Monsoon plc’s current ratio and acid test are very similar with Next plc. But the days debtor with Monsoon is alarming low. It indicates that Monsoon plc has a powerful control over the finance. On the other hand, it is not wise to keep the days debtor so low in the competitive market. The days creditor is very similar in two companies, but the stock turnover 86 days with Monsoon plc is quite higher. This is maybe not a good sign, because the slower stock turnover is, the easier the clothes is out of fashion. Maybe Monsoon plc’s strategy is to keep high prices and delays markdowns and concentrate on improving margin. While the Next plc emphasizes on improving sales and keep their prices rather lower comparing with Monsoon plc, especially in Next plc’s discounted stores such as Choice Discount Store.
The gross profit and the ROCE of Monsoon plc is quite higher, especially the gross profit margin with Monsoon is double than the gross profit margin with Next plc.

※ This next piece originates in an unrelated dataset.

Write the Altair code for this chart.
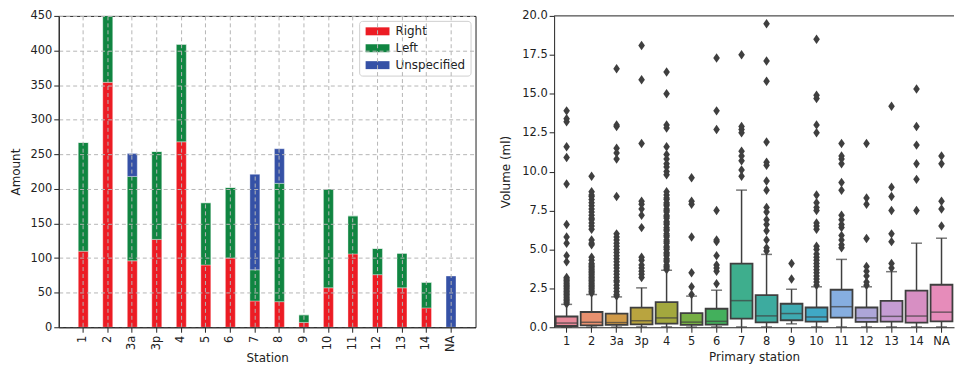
import altair as alt
import pandas as pd

# ---------------- data ----------------
stations = ["1", "2", "3a", "3p", "4", "5", "6", "7", "8", "9", "10", "11", "12", "13", "14", "NA"]

# left panel: stacked counts
right_counts = [110, 354, 96, 127, 268, 90, 100, 38, 37, 7, 57, 106, 76, 57, 28, 0]
left_counts = [157, 98, 122, 127, 141, 90, 102, 45, 171, 11, 143, 55, 38, 50, 37, 0]
unspecified_counts = [0, 0, 33, 0, 0, 0, 0, 138, 50, 0, 0, 0, 0, 0, 0, 74]
sides = ["Right", "Left", "Unspecified"]
side_colors = ["#ec1c24", "#108541", "#3551a6"]

# right panel: box statistics (volume, ml)
q1 = [0.08, 0.12, 0.15, 0.18, 0.24, 0.15, 0.17, 0.56, 0.32, 0.45, 0.36, 0.62, 0.34, 0.36, 0.30, 0.38]
median = [0.27, 0.32, 0.30, 0.42, 0.60, 0.33, 0.38, 1.71, 0.73, 0.88, 0.66, 1.32, 0.60, 0.70, 0.72, 0.97]
q3 = [0.69, 0.98, 0.87, 1.26, 1.62, 0.91, 1.19, 4.09, 2.07, 1.51, 1.27, 2.41, 1.27, 1.69, 2.35, 2.73]
whisk_lo = [0.01, 0.01, 0.01, 0.02, 0.02, 0.01, 0.02, 0.02, 0.02, 0.22, 0.02, 0.02, 0.02, 0.02, 0.02, 0.02]
whisk_hi = [1.47, 2.10, 1.95, 2.53, 3.66, 2.00, 2.38, 8.81, 4.68, 2.44, 2.60, 4.36, 2.60, 3.57, 5.40, 5.72]
box_colors = ["#e8899a", "#e8906f", "#d09a48", "#b9a43f", "#a3a83e", "#76ae44", "#43b05c", "#3eae8d",
              "#3dab9f", "#3eaab1", "#40a8c6", "#86aee0", "#ada6d8", "#c59cd3", "#d78fc3", "#e68cba"]
y_top = [20]

outliers = {
    "1": [1.5, 1.6, 1.7, 1.8, 1.9, 2.0, 2.1, 2.2, 2.3, 2.4, 2.5, 2.6, 2.7, 2.8, 2.9, 3.0, 3.1, 3.2,
          4.2, 4.6, 5.4, 5.8, 6.6, 9.2, 10.9, 11.6, 13.2, 13.4, 13.9, 20.4],
    "2": [2.2, 2.3, 2.4, 2.5, 2.6, 2.7, 2.8, 2.9, 3.0, 3.1, 3.2, 3.3, 3.4, 3.5, 3.6, 3.7, 3.8, 3.9, 4.0,
          4.1, 4.3, 4.5, 5.3, 5.4, 5.6, 6.3, 6.5, 6.7, 6.9, 7.0, 7.2, 7.4, 7.6, 7.8, 8.0, 8.2, 8.4, 8.5,
          8.7, 9.7],
    "3a": [2.0, 2.1, 2.3, 2.5, 2.7, 2.9, 3.0, 3.2, 3.4, 3.6, 3.8, 4.0, 4.2, 4.4, 4.6, 4.8, 5.0, 5.2,
           5.4, 5.6, 5.8, 6.0, 8.4, 10.8, 11.2, 11.5, 12.9, 13.0, 16.6],
    "3p": [3.2, 3.4, 3.6, 3.8, 4.0, 4.3, 4.5, 6.4, 7.2, 7.6, 7.9, 8.1, 11.8, 15.9, 18.1],
    "4": [3.7, 3.8, 3.9, 4.0, 4.2, 4.3, 4.4, 4.6, 4.7, 4.8, 5.0, 5.1, 5.2, 5.4, 5.5, 5.6, 5.8, 5.9,
          6.0, 6.2, 6.3, 6.4, 6.6, 6.7, 6.8, 7.0, 7.1, 7.2, 7.4, 7.5, 7.6, 7.8, 7.9, 8.0, 8.2, 8.3,
          8.5, 8.7, 9.8, 10.0, 10.3, 10.5, 10.8, 11.1, 11.6, 12.8, 13.0, 15.0, 16.4],
    "5": [2.1, 2.6, 3.5, 5.8, 7.9, 8.1, 9.6],
    "6": [2.8, 3.6, 3.8, 4.0, 4.6, 5.5, 5.6, 7.5, 12.7, 13.9, 17.3],
    "7": [9.7, 10.1, 10.7, 11.0, 11.3, 12.5, 12.7, 12.9, 17.5],
    "8": [4.9, 5.1, 5.6, 6.2, 6.6, 6.9, 7.4, 7.7, 8.8, 9.4, 10.4, 10.6, 11.9, 15.8, 17.1, 19.5],
    "9": [3.1, 4.1],
    "10": [2.7, 2.9, 3.1, 3.3, 3.5, 3.7, 3.9, 4.1, 4.3, 4.5, 4.7, 5.0, 5.2, 6.3, 6.5, 6.7, 7.5, 7.7,
           8.0, 8.5, 12.5, 13.0, 14.7, 14.9, 18.5],
    "11": [5.1, 5.3, 5.6, 5.9, 6.4, 6.6, 6.9, 7.2, 8.8, 9.3, 10.5, 10.8, 11.0, 11.8],
    "12": [2.7, 2.9, 3.3, 3.6, 3.9, 5.7, 7.9, 8.3, 11.8],
    "13": [3.8, 4.1, 5.5, 6.0, 7.5, 8.4, 9.0, 14.2],
    "14": [7.5, 9.5, 10.5, 11.7, 12.9, 15.3],
    "NA": [6.5, 7.6, 8.1, 10.5, 11.0],
}

# ---------------- tables ----------------
rows = []
for i, s in enumerate(stations):
    for k, (side, vals) in enumerate(zip(sides, [right_counts, left_counts, unspecified_counts])):
        rows.append({"station": s, "side": side, "amount": vals[i], "k": k})
bars_df = pd.DataFrame(rows)

stats_df = pd.DataFrame({"station": stations, "q1": q1, "med": median, "q3": q3,
                         "lo": whisk_lo, "hi": whisk_hi})
out_df = pd.DataFrame([{"station": s, "v": v} for s in stations for v in outliers[s]])
top_df = pd.DataFrame({"top": y_top})

INK = "#222222"
LINE = "#3f3f3f"
FONT = "DejaVu Sans"

# ---------------- left panel ----------------
bars = alt.Chart(bars_df).mark_bar(
    size=10, clip=True, stroke="white", strokeOpacity=0.35, strokeWidth=1
).encode(
    x=alt.X("station:N", sort=stations,
            scale=alt.Scale(paddingInner=0, paddingOuter=0.5),
            axis=alt.Axis(title="Station", labelAngle=270, labelAlign="right", labelBaseline="middle",
                          grid=True, gridDash=[4, 3], gridColor="#b5b5b5", bandPosition=0.5,
                          zindex=1, labelPadding=3, titlePadding=1)),
    y=alt.Y("amount:Q", stack="zero",
            scale=alt.Scale(domain=[0, 450], nice=False),
            axis=alt.Axis(title="Amount", values=list(range(0, 451, 50)), grid=True,
                          gridDash=[4, 3], gridColor="#b5b5b5", zindex=1, titlePadding=7)),
    color=alt.Color("side:N", sort=sides,
                    scale=alt.Scale(domain=sides, range=side_colors),
                    legend=alt.Legend(title=None, orient="none", legendX=302, legendY=5,
                                      symbolType="M-3,-1H3V1H-3Z", symbolSize=64,
                                      symbolOffset=8, symbolStrokeWidth=0,
                                      labelFontSize=12, labelOffset=12,
                                      rowPadding=5, padding=4.5, fillColor="white",
                                      strokeColor="#d0d0d0", cornerRadius=3, labelColor=INK)),
    order=alt.Order("k:Q"),
).properties(width=419, height=313, view=alt.ViewBackground(stroke=INK, strokeWidth=1))

# ---------------- right panel ----------------
xr = alt.X("station:N", sort=stations,
           scale=alt.Scale(paddingInner=0, paddingOuter=0),
           axis=alt.Axis(title="Primary station", labelAngle=0, labelPadding=3, titlePadding=5,
                         grid=False))
yscale = alt.Scale(domain=[0, 20], nice=False)
yaxis = alt.Axis(title="Volume (ml)", values=[0, 2.5, 5, 7.5, 10, 12.5, 15, 17.5, 20],
                 format=".1f", grid=False, titlePadding=9, labelOverlap=False)

base = alt.Chart(stats_df)
whisk = base.mark_rule(color=LINE, strokeWidth=1.5).encode(
    x=xr, y=alt.Y("lo:Q", scale=yscale, axis=yaxis), y2="hi:Q")
cap_lo = base.mark_tick(size=11, thickness=1.5, color=LINE).encode(
    x=xr, y=alt.Y("lo:Q", scale=yscale, axis=yaxis))
cap_hi = base.mark_tick(size=11, thickness=1.5, color=LINE).encode(
    x=xr, y=alt.Y("hi:Q", scale=yscale, axis=yaxis))
box = base.mark_bar(size=22, stroke=LINE, strokeWidth=1.8).encode(
    x=xr, y=alt.Y("q1:Q", scale=yscale, axis=yaxis), y2="q3:Q",
    color=alt.Color("station:N", scale=alt.Scale(domain=stations, range=box_colors), legend=None))
med_t = base.mark_tick(size=22, thickness=1.5, color=LINE).encode(
    x=xr, y=alt.Y("med:Q", scale=yscale, axis=yaxis))
pts = alt.Chart(out_df).mark_point(
    shape="M0,-1L0.7,0L0,1L-0.7,0Z", filled=True, color=LINE, size=90, opacity=1, clip=True
).encode(x=xr, y=alt.Y("v:Q", scale=yscale, axis=yaxis))
top_spine = alt.Chart(top_df).mark_rule(color=INK, strokeWidth=1).encode(
    y=alt.Y("top:Q", scale=yscale, axis=yaxis))

boxplot = alt.layer(whisk, cap_lo, cap_hi, box, med_t, pts, top_spine).properties(
    width=402, height=313, view=alt.ViewBackground(strokeOpacity=0))

chart = alt.hconcat(bars, boxplot, spacing=23).resolve_scale(
    color="independent", x="independent", y="independent"
).properties(
    padding={"left": 1, "top": 0, "right": 0, "bottom": 0}
).configure(font=FONT).configure_axis(
    domainColor=INK, tickColor=INK, tickSize=5, labelColor=INK, titleColor=INK,
    labelFontSize=11.5, titleFontSize=12, titleFontWeight="normal", labelFont=FONT, titleFont=FONT
).configure_legend(labelFont=FONT)

chart.save("out.html", embed_options={"renderer": "svg", "actions": False})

But they have almost the same net profit margin. This is because Monsoon plc have a vastly more costly administration fee.

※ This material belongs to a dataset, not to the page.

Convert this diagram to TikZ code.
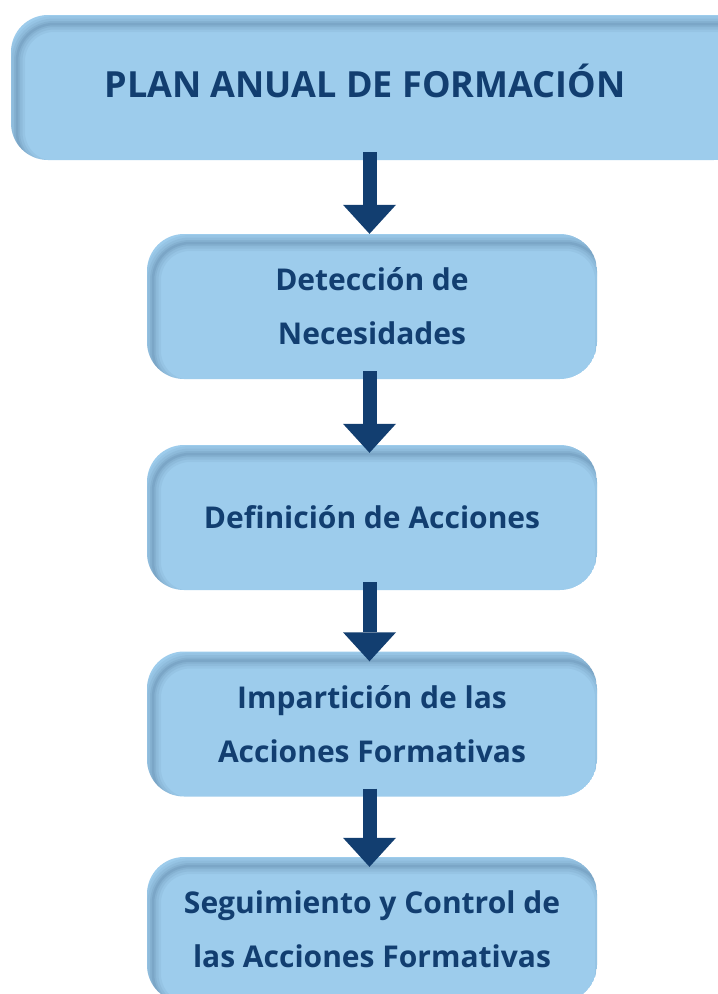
\documentclass[tikz,border=0pt]{standalone}
\usepackage{fontspec}
\setmainfont{Open Sans}
\usetikzlibrary{arrows.meta,calc}
\definecolor{boxblue}{RGB}{157,204,236}
\definecolor{shadowblue}{RGB}{90,130,165}
\definecolor{txtblue}{RGB}{18,62,112}
\tikzset{
  flowbox/.style={rounded corners=37pt, minimum width=450pt, minimum height=145pt,
    inner sep=0pt, align=center, text=txtblue,
    font=\bfseries\fontsize{30pt}{54pt}\selectfont,
    path picture={
      \fill[boxblue] (path picture bounding box.south west) rectangle (path picture bounding box.north east);
      \foreach \w/\o in {16/0.1, 11/0.13, 6/0.17, 2.5/0.22}
        \draw[shadowblue, opacity=\o, line width=\w pt, rounded corners=37pt]
          ([shift={(6pt,-9pt)}]path picture bounding box.south west) rectangle
          ([shift={(6pt,-9pt)}]path picture bounding box.north east);
    }},
  conn/.style={draw=txtblue, line width=14pt,
    -{Triangle[width=53pt,length=29pt,line width=0pt,fill=txtblue]}}
}
\begin{document}
\begin{tikzpicture}[x=1pt,y={(0pt,-1pt)}]
\clip (0,0) rectangle (718,994);
\fill[white] (0,0) rectangle (718,994);
\node[flowbox, minimum width=740pt, text height=19pt, text depth=0pt, font=\bfseries\fontsize{36pt}{44pt}\selectfont] (plan) at (381,87.5) {\hspace*{-32pt}PLAN ANUAL DE FORMACIÓN};
\node[flowbox] (det) at (372,306.5) {Detección de\\Necesidades};
\node[flowbox, text height=21pt, text depth=0pt] (def) at (372,517.5) {Definición de Acciones};
\node[flowbox] (imp) at (372,724) {Impartición de las\\Acciones Formativas};
\node[flowbox] (seg) at (372,929.5) {Seguimiento y Control de\\las Acciones Formativas};
\draw[conn] ([xshift=-2.5pt,yshift=8pt]det.north |- plan.south) -- ([xshift=-2.5pt]det.north);
\draw[conn] ([xshift=-2.5pt,yshift=8pt]det.south) -- ([xshift=-2.5pt,yshift=-8pt]def.north);
\draw[conn] ([xshift=-2.5pt,yshift=8pt]def.south) -- ([xshift=-2.5pt,yshift=-10pt]imp.north);
\draw[conn] ([xshift=-2.5pt,yshift=8pt]imp.south) -- ([xshift=-2.5pt,yshift=-10pt]seg.north);
\end{tikzpicture}
\end{document}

Both of the two companies have different financial strategy. We can see that Monsoon plc with a dividend cover ratio 2.55 comparing with Next plc 2.1, they have emphasized on the expansion of the selling spaces especially in international investment. While the directors of Next plc have emphasized to use the accumulated cash to for purchasing of his own shares in order to increasing share price as well as expanded selling spaces which concentrated in UK stores. The comparing higher increased share price of Next plc is an attractive point to shareholders.

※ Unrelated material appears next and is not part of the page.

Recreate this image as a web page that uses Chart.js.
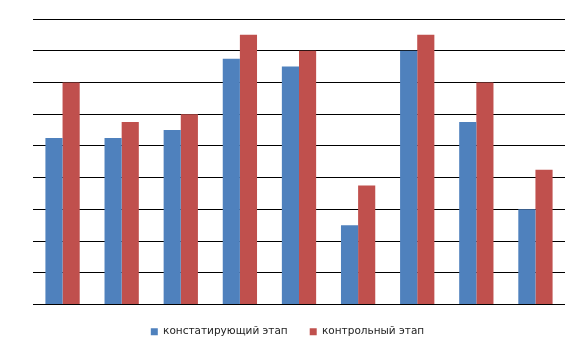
<!DOCTYPE html>
<html>
<head>
<meta charset="utf-8">
<script src="https://cdn.jsdelivr.net/npm/chart.js@4"></script>
<style>
  html, body { margin: 0; padding: 0; background: #fff; }
  #wrap { width: 569px; height: 351px; }
</style>
</head>
<body>
<div id="wrap"><canvas id="chart" width="569" height="351"></canvas></div>
<script>
// 9 groups, no category labels in the picture
let categories = ['', '', '', '', '', '', '', '', ''];
let seriesNames = ['констатирующий этап', 'контрольный этап'];
let stageOne = [5.25, 5.25, 5.5, 7.75, 7.5, 2.5, 8, 5.75, 3];
let stageTwo = [7, 5.75, 6, 8.5, 8, 3.75, 8.5, 7, 4.25];
let yMin = 0, yMax = 9, yStep = 1;

let ctx = document.getElementById('chart').getContext('2d');

let myChart = new Chart(ctx, {
  type: 'bar',
  data: {
    labels: categories,
    datasets: [
      {
        label: seriesNames[0],
        data: stageOne,
        backgroundColor: '#4F81BD',
        barPercentage: 1,
        categoryPercentage: 0.58
      },
      {
        label: seriesNames[1],
        data: stageTwo,
        backgroundColor: '#C0504D',
        barPercentage: 1,
        categoryPercentage: 0.58
      }
    ]
  },
  options: {
    responsive: false,
    animation: false,
    layout: {
      padding: { top: 19, left: 10, right: 4, bottom: 4 }
    },
    scales: {
      x: {
        display: false
      },
      y: {
        min: yMin,
        max: yMax,
        ticks: { display: false, stepSize: yStep },
        border: { display: false },
        grid: { color: '#000', lineWidth: 1, drawTicks: false },
        afterFit: function(scale){
          // empty axis strip so the plot starts where the original does
          scale.width = 23;
        }
      }
    },
    plugins: {
      tooltip: { enabled: false },
      legend: {
        position: 'bottom',
        labels: {
          boxWidth: 7,
          boxHeight: 7,
          padding: 22,
          color: '#222',
          font: { family: 'DejaVu Sans', size: 10.5 }
        }
      }
    }
  }
});
</script>
</body>
</html>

Above all, these two companies are different in their financial position but they are both good performers. Monsoon plc seems a more retailer comparing with the Next plc and seems to have problems of controlling administrative costs as well as working capital but better performed comparing with Next plc. Next has a tightly run trading operation and uses the funds generated from that to increase share price and expand the selling spaces therefore further increase the trading profits.
Trends analysis
From the appendix 7, the horizontal trend between 2001 and 2002, we can see the turnover has increased by 17.8%, but most of the other items have increased by around 20-30%. Taxation has increased by 25%, a little bit higher than most of the other items which is partly due to the large amount of increasing operating profit and partly due to the large amount of deferred taxes incurred by the large increasing amount in depreciation. The obvious exception to this is the very high growth in net interest receivable 56.5%, which indicate Next plc spend much more money on investment in 2002 than 2001, including investment on building up big store, the potential usefulness of a return on investment figure shows good performance and give a guide to future performance. Earning per share increased 24.9% despite of the large amount of increasing taxation. From the whole view, the company is well performed in 2002.
From the appendix 8 which shows five years trend from 1998 to 2002 , we can get the following information:
Next plc’s turnover increased every year especially in financial year 2002, turnover increased 17.88%, this might be caused by the large expanding of selling spaces and ranges of products.
Gross profit increased every year, in the financial year 2000 to 2001, a slow increasing, the reason for this maybe turnover is slow down. Profit before taxation kept increasing every year after it decreased in 1998-1999. not only profit before taxation but also the market capitalization is decreased comparing with the previous year, this maybe indicate that the company had a poor management control over expenses.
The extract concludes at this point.